Friends from my congregation invited me to their chavurah's seder Monday night. There were about 50 people there (largest group they've ever had). I hadn't known in advance that my friend would be leading it, so that was a nice touch. It was a warm, friendly seder, complete enough to be satisfying and expedient enough that the kids present weren't getting too antsy. There wasn't as much singing as I'd expected, but what there was was enthusiastic. It was a good experience.

New insight (reported by my friend, attributed to Rabbi Symons): we can view the four sons as the filling-out of a matrix (ok, he didn't say matrix) of wisdom and piety. The quiet son has neither. The simple one has piety but not wisdom. The rasha (evil son) has wisdom and no piety (he uses his wisdom to rebel).
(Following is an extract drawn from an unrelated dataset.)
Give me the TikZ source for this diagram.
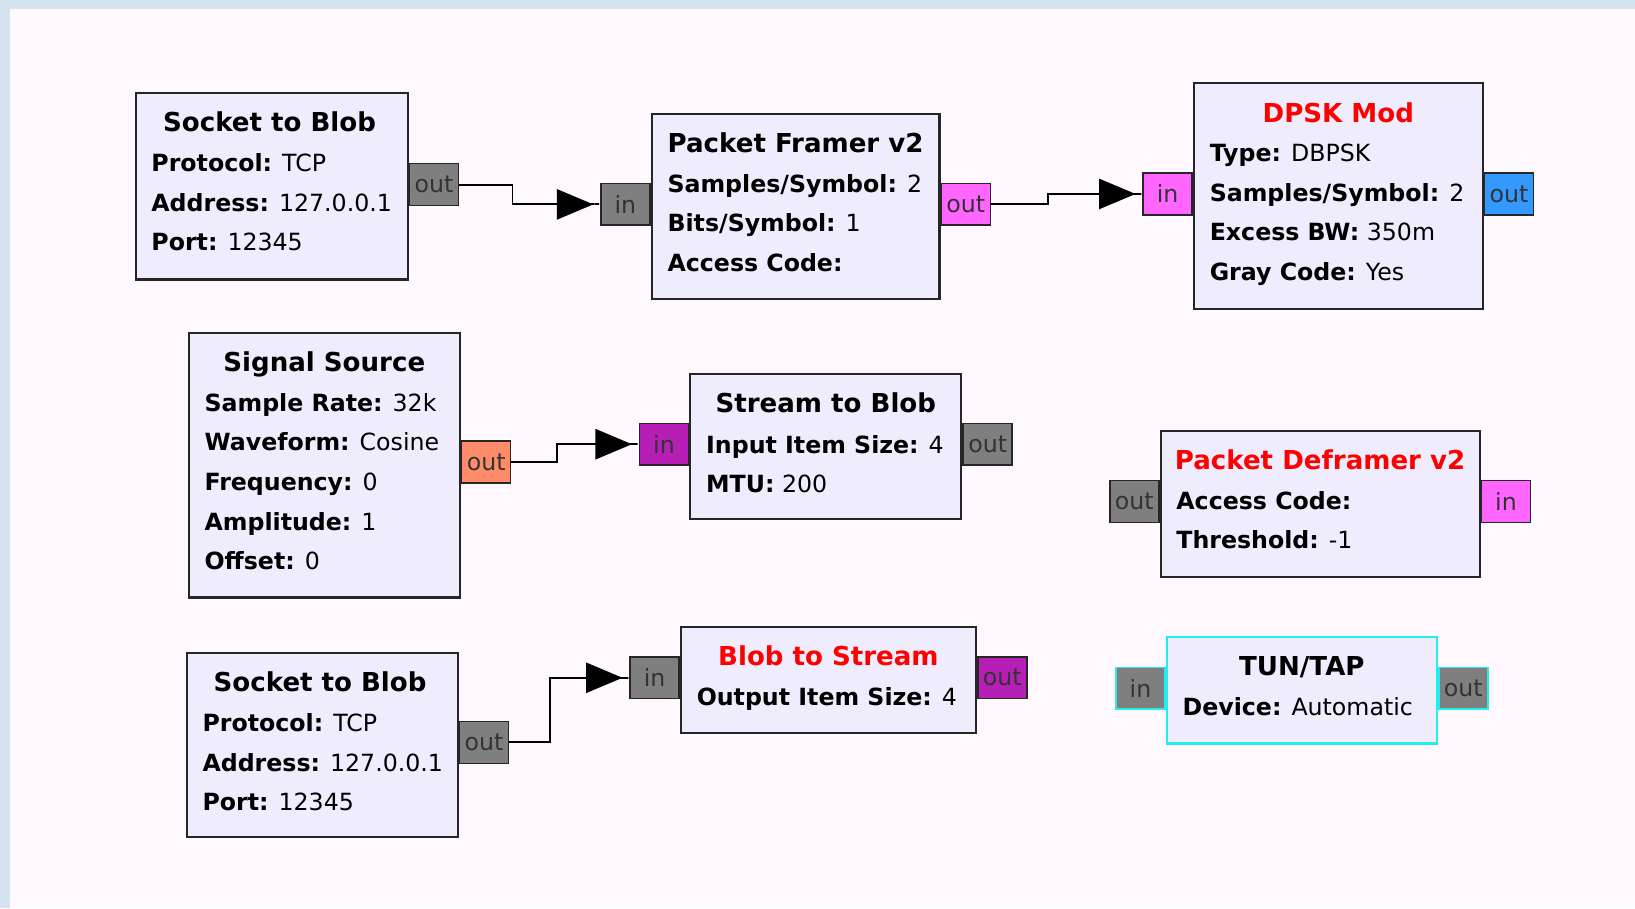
\documentclass[tikz,border=0pt]{standalone}
\usepackage{fontspec}
\setmainfont{DejaVu Sans}
\usepackage{tikz}
\usetikzlibrary{positioning, arrows.meta}
\usepackage{xcolor}
\definecolor{canvas}{HTML}{FFF8FE}
\definecolor{frameblue}{HTML}{D5E2F0}
\definecolor{blockfill}{HTML}{EFEDFD}
\definecolor{bytepink}{HTML}{FF66FF}
\definecolor{bytepurple}{HTML}{B61FB6}
\definecolor{floatorange}{HTML}{FF8C69}
\definecolor{complexblue}{HTML}{3399FF}
\definecolor{msggray}{HTML}{7F7F7F}
\definecolor{tuncyan}{HTML}{22EEF0}
\newcommand{\prm}[2]{\textbf{#1:} #2}

\begin{document}
\begin{tikzpicture}[
  x=1pt, y=-1pt,
  font=\fontsize{22.7}{38}\selectfont,
  blk/.style={rectangle, draw=black!85, line width=2pt, fill=blockfill, anchor=north west, inner sep=0pt},
  ttl/.style={anchor=base, font=\fontsize{25}{38}\selectfont\bfseries},
  prms/.style={anchor=north west, align=left, inner sep=0pt},
  port/.style={rectangle, draw=black!85, line width=1.5pt, minimum width=47pt, minimum height=40pt, inner sep=0pt, text=black!80},
  conn/.style={line width=1.9pt, -{Triangle[length=35pt,width=29pt,sep=0pt]Rectangle[length=6.5pt,width=1.9pt,sep=0pt]}}
]
% canvas and window edges
\fill[canvas] (0,0) rectangle (1568,871);
\fill[frameblue] (0,0) rectangle (1568,8.6);
\fill[frameblue] (0,0) rectangle (9.6,871);
\useasboundingbox (0,0) rectangle (1568,871);

% ----- top row -----
\node[blk, minimum width=261pt, minimum height=179pt] (sockA) at (129,88) {};
\node[ttl] (sockA-t) at ([xshift=-2pt,yshift=-38pt]sockA.north) {Socket to Blob};
\node[prms] (sockA-p) at ([xshift=16pt,yshift=-59pt]sockA.north west) {\prm{Protocol}{TCP}\\\prm{Address}{127.0.0.1}\\\prm{Port}{12345}};
\node[port, fill=msggray, anchor=west] (sockA-out) at ([yshift=-89pt]sockA.north east) {out};

\node[blk, minimum width=276pt, minimum height=178pt] (framer) at (624,108) {};
\node[ttl] (framer-t) at ([yshift=-38pt]framer.north) {Packet Framer v2};
\node[prms] (framer-p) at ([xshift=16pt,yshift=-59pt]framer.north west) {\prm{Samples/Symbol}{2}\\\prm{Bits/Symbol}{1}\\\prm{Access Code}{}};
\node[port, fill=msggray, anchor=east] (framer-in) at ([yshift=-88pt]framer.north west) {in};
\node[port, fill=bytepink, anchor=west] (framer-out) at ([yshift=-88pt]framer.north east) {out};

\node[blk, minimum width=277pt, minimum height=216pt] (dpsk) at (1144,79) {};
\node[ttl, text=red] (dpsk-t) at ([yshift=-38pt]dpsk.north) {DPSK Mod};
\node[prms] (dpsk-p) at ([xshift=16pt,yshift=-59pt]dpsk.north west) {\prm{Type}{DBPSK}\\\prm{Samples/Symbol}{2}\\\prm{Excess BW}{350m}\\\prm{Gray Code}{Yes}};
\node[port, fill=bytepink, anchor=east] (dpsk-in) at ([yshift=-107pt]dpsk.north west) {in};
\node[port, fill=complexblue, anchor=west] (dpsk-out) at ([yshift=-107pt]dpsk.north east) {out};

% ----- middle row -----
\node[blk, minimum width=260pt, minimum height=254pt] (sigsrc) at (180,318) {};
\node[ttl] (sigsrc-t) at ([yshift=-38pt]sigsrc.north) {Signal Source};
\node[prms] (sigsrc-p) at ([xshift=16pt,yshift=-59pt]sigsrc.north west) {\prm{Sample Rate}{32k}\\\prm{Waveform}{Cosine}\\\prm{Frequency}{0}\\\prm{Amplitude}{1}\\\prm{Offset}{0}};
\node[port, fill=floatorange, anchor=west] (sigsrc-out) at ([yshift=-125pt]sigsrc.north east) {out};

\node[blk, minimum width=260pt, minimum height=139pt] (s2blob) at (661,358) {};
\node[ttl] (s2blob-t) at ([yshift=-38pt]s2blob.north) {Stream to Blob};
\node[prms] (s2blob-p) at ([xshift=16pt,yshift=-59pt]s2blob.north west) {\prm{Input Item Size}{4}\\\prm{MTU}{200}};
\node[port, fill=bytepurple, anchor=east] (s2blob-in) at ([yshift=-68pt]s2blob.north west) {in};
\node[port, fill=msggray, anchor=west] (s2blob-out) at ([yshift=-68pt]s2blob.north east) {out};

\node[blk, minimum width=306pt, minimum height=140pt] (deframer) at (1112,412) {};
\node[ttl, text=red] (deframer-t) at ([yshift=-38pt]deframer.north) {Packet Deframer v2};
\node[prms] (deframer-p) at ([xshift=16pt,yshift=-59pt]deframer.north west) {\prm{Access Code}{}\\\prm{Threshold}{-1}};
\node[port, fill=msggray, anchor=east] (deframer-out) at ([yshift=-69pt]deframer.north west) {out};
\node[port, fill=bytepink, anchor=west] (deframer-in) at ([yshift=-69pt]deframer.north east) {in};

% ----- bottom row -----
\node[blk, minimum width=260pt, minimum height=177pt] (sockB) at (178,625) {};
\node[ttl] (sockB-t) at ([xshift=-2pt,yshift=-38pt]sockB.north) {Socket to Blob};
\node[prms] (sockB-p) at ([xshift=16pt,yshift=-59pt]sockB.north west) {\prm{Protocol}{TCP}\\\prm{Address}{127.0.0.1}\\\prm{Port}{12345}};
\node[port, fill=msggray, anchor=west] (sockB-out) at ([yshift=-87pt]sockB.north east) {out};

\node[blk, minimum width=283pt, minimum height=102pt] (b2s) at (652,600) {};
\node[ttl, text=red] (b2s-t) at ([yshift=-38pt]b2s.north) {Blob to Stream};
\node[prms] (b2s-p) at ([xshift=16pt,yshift=-59pt]b2s.north west) {\prm{Output Item Size}{4}};
\node[port, fill=msggray, anchor=east] (b2s-in) at ([yshift=-50pt]b2s.north west) {in};
\node[port, fill=bytepurple, anchor=west] (b2s-out) at ([yshift=-50pt]b2s.north east) {out};

\node[blk, draw=tuncyan, minimum width=259pt, minimum height=102pt] (tuntap) at (1118,610) {};
\node[ttl] (tuntap-t) at ([yshift=-38pt]tuntap.north) {TUN/TAP};
\node[prms] (tuntap-p) at ([xshift=16pt,yshift=-59pt]tuntap.north west) {\prm{Device}{Automatic}};
\node[port, fill=msggray, draw=tuncyan, anchor=east] (tuntap-in) at ([yshift=-50pt]tuntap.north west) {in};
\node[port, fill=msggray, draw=tuncyan, anchor=west] (tuntap-out) at ([yshift=-50pt]tuntap.north east) {out};

% connections
\draw[conn] (sockA-out.east) -- ++(51,0) |- (framer-in.west);
\draw[conn] (framer-out.east) -- ++(55,0) |- (dpsk-in.west);
\draw[conn] (sigsrc-out.east) -- ++(44,0) |- (s2blob-in.west);
\draw[conn] (sockB-out.east) -- ++(39,0) |- (b2s-in.west);
\end{tikzpicture}
\end{document}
The wise son has both. The rabbis tend to do this sort of 2x2 mapping of attributes to types of Jews, so this is in that spirit.
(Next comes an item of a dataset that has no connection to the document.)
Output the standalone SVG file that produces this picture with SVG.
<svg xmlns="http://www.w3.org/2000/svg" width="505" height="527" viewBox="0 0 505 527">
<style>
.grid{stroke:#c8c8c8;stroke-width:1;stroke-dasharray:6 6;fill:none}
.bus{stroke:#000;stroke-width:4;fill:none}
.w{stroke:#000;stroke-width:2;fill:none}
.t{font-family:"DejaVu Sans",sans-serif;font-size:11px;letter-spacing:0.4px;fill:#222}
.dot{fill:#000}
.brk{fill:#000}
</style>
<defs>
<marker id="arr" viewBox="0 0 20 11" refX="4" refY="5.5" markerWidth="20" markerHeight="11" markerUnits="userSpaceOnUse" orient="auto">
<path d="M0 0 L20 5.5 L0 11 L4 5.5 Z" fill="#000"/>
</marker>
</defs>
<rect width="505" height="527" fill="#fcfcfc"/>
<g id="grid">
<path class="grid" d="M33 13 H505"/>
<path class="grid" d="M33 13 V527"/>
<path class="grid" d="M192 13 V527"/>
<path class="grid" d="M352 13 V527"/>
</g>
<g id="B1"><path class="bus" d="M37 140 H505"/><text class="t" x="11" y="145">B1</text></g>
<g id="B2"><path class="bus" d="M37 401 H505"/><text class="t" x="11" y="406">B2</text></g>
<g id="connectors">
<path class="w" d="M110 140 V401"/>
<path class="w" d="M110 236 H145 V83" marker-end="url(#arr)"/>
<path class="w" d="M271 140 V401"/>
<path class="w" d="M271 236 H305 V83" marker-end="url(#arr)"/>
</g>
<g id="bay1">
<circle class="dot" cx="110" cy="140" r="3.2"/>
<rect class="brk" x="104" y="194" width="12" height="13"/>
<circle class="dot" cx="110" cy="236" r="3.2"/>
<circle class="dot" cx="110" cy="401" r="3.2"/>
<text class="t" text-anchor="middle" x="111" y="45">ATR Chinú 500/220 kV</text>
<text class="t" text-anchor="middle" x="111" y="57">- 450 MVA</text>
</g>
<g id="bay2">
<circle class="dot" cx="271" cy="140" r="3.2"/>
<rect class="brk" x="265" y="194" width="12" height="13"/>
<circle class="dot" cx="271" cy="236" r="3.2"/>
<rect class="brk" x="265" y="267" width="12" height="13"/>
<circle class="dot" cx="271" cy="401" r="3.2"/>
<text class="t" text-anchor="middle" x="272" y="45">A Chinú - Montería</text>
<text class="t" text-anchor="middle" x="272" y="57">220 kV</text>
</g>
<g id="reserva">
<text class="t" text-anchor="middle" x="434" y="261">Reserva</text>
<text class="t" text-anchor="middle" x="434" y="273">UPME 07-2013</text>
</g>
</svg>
For the first time (or maybe second?) our congregation offered to match people looking for seders with people who could take guests. (Before that everyone asked the rabbi, I think.) Matching for the first night was very successful. I requested a seder for the second night but it didn't happen -- but I didn't know that early enough to do something about it. So sigh. A second seder isn't necessary for me, but it's nice to do if I can, particularly if it's different in some way from the first. Someone asked on a mailing list tonight why Reform Jews would have second-night seders; what I wrote was: the first seder is to fulfill external obligations -- to God, to family, to those who can't/won't handle some of the content, etc.; the second seder is to fulfill internal obligations -- study, spiritual growth, etc. So next time I'm at home for Pesach I plan to hold my own second-night seder; it sounds like enough of my friends don't go to one regularly that they'd possibly be available to come to mine. (Whether they'd want to come is an open question, but it can't be answered now anyway so why worry?) I think next year we're going to Toronto, though, so probably not for two years.
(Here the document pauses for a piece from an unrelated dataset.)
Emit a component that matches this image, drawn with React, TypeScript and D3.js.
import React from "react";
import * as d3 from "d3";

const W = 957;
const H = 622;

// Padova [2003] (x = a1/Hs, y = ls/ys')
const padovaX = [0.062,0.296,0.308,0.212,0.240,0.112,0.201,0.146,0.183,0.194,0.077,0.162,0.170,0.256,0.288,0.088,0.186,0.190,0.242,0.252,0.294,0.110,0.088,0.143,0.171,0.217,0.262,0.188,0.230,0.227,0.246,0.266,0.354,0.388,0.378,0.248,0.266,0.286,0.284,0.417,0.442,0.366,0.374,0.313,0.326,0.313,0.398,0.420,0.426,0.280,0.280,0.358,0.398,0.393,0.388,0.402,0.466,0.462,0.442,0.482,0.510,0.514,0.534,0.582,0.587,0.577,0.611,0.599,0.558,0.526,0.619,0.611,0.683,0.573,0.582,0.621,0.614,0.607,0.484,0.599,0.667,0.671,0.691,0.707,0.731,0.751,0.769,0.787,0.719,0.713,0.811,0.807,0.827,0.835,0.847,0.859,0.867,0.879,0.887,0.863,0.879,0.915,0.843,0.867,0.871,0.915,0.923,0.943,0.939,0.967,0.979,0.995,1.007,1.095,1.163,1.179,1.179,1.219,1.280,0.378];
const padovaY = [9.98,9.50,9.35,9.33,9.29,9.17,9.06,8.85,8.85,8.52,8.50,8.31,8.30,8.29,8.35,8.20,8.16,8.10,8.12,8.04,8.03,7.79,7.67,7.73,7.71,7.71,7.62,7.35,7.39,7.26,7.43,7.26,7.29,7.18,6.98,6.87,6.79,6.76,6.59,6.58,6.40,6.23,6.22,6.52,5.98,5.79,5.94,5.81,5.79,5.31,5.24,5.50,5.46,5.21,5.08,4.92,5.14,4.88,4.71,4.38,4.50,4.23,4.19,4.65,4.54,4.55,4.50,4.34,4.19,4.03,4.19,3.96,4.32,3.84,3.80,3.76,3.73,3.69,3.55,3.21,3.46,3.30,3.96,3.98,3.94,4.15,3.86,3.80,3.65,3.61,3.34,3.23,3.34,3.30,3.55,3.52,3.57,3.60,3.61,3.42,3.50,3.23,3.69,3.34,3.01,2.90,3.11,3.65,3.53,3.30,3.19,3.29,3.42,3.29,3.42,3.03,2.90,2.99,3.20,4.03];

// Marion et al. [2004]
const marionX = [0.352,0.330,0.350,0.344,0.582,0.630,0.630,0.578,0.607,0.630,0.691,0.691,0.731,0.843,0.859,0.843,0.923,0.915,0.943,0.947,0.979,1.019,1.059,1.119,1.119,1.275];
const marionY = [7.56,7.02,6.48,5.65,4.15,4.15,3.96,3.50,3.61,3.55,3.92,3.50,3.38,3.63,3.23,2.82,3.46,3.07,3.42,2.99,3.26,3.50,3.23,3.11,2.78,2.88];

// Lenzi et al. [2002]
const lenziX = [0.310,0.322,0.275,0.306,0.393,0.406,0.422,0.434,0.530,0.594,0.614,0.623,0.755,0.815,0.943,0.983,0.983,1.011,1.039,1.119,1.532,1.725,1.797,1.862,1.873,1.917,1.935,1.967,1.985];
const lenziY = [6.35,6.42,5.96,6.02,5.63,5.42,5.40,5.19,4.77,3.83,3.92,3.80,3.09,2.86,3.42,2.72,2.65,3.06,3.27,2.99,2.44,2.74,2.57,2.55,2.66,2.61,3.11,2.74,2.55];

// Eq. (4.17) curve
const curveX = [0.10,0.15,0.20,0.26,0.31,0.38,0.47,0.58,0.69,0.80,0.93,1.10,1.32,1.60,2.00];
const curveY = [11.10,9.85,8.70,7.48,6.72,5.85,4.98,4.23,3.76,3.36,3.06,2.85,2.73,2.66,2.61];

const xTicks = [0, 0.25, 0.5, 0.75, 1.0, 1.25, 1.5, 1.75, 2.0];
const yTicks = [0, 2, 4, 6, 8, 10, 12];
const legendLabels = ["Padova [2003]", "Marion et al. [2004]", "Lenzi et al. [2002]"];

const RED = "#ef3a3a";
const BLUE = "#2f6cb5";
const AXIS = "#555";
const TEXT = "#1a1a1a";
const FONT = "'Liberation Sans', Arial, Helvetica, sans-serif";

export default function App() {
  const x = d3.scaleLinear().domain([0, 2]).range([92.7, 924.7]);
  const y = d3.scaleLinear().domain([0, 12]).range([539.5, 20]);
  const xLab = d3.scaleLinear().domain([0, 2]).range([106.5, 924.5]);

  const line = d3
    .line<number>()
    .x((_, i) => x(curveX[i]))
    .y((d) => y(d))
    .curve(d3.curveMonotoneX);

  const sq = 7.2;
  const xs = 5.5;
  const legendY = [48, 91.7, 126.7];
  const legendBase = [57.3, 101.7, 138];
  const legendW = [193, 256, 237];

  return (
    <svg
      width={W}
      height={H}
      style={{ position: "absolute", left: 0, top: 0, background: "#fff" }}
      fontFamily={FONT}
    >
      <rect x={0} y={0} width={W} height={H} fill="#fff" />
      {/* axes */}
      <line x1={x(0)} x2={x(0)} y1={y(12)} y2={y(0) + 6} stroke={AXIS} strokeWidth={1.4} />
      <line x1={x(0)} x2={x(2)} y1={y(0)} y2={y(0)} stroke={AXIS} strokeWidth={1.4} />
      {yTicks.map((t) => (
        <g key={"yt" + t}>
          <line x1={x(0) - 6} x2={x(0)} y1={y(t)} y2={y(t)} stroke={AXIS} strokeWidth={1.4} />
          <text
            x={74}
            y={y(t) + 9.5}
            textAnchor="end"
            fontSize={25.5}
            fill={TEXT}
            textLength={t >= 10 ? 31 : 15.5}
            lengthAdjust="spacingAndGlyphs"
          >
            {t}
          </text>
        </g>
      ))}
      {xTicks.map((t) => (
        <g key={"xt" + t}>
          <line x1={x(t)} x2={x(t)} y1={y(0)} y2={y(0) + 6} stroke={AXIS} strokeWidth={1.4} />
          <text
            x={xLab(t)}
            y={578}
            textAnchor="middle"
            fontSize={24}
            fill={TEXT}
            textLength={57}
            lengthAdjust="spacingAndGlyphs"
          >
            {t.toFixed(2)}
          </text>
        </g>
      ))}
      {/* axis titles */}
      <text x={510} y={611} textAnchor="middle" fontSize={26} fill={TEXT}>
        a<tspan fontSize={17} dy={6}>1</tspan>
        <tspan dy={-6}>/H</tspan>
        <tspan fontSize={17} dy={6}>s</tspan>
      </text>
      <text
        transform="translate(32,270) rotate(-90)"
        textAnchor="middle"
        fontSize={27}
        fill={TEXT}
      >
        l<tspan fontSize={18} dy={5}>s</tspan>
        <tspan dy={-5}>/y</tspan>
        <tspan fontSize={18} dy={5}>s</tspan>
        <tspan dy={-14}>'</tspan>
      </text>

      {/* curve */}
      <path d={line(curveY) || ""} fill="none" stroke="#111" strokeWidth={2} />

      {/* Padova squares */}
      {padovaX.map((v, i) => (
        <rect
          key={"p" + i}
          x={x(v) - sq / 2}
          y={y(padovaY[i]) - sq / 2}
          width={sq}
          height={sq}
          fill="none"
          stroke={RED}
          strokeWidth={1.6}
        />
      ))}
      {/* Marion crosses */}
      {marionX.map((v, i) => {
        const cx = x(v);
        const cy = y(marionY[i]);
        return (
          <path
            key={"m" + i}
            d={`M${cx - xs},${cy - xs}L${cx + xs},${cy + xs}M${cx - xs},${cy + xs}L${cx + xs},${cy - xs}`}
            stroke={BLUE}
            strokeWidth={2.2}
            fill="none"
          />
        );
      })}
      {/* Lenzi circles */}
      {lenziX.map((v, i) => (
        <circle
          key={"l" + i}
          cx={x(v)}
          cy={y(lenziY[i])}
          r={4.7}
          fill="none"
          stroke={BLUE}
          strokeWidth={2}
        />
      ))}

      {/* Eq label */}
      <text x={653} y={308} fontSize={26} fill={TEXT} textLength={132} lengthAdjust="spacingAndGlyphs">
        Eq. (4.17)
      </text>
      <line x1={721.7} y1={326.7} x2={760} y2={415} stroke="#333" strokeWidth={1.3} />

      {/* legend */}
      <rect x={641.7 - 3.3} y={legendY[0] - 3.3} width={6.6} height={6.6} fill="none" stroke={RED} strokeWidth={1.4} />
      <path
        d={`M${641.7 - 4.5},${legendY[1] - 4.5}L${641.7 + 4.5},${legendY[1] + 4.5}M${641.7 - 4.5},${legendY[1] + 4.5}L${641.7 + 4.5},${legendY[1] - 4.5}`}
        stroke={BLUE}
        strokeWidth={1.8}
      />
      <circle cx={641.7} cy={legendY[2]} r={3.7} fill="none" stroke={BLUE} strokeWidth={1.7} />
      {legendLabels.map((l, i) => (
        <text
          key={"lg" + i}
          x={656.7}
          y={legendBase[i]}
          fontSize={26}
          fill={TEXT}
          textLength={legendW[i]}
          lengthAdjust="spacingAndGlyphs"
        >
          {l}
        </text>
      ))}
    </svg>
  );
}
Morning services on Tuesday went well. The crowd was smaller than it will be next week (seventh day) for Yizkor. Usually my rabbi asks me to read part of the holiday megillah (Song of Songs, for Pesach); I'm lousy at reading poetry, particularly translated poetry, so I'm glad he asked others to do so instead. (I'm always happy to read from Ruth or Kohelet.) Instead he gave me an aliya, which was nice -- I so rarely get to hear my Hebrew name used!

Foodies: my favorite brisket is made in a pan on the stove in tomato sauce and spices. (Simmer two hours, slice thinly against grain, simmer two more hours.) I don't have a suitable kosher-for-Pesach pan. Google suggests that I can cook a brisket in sauce in the oven to good effect; I would welcome specific suggestions that work well for you. The oven-cooked briskets I've had have been closer to the "roast + gravy" model than the "barbecue beef" model -- also good, but not the effect I'm looking for this time.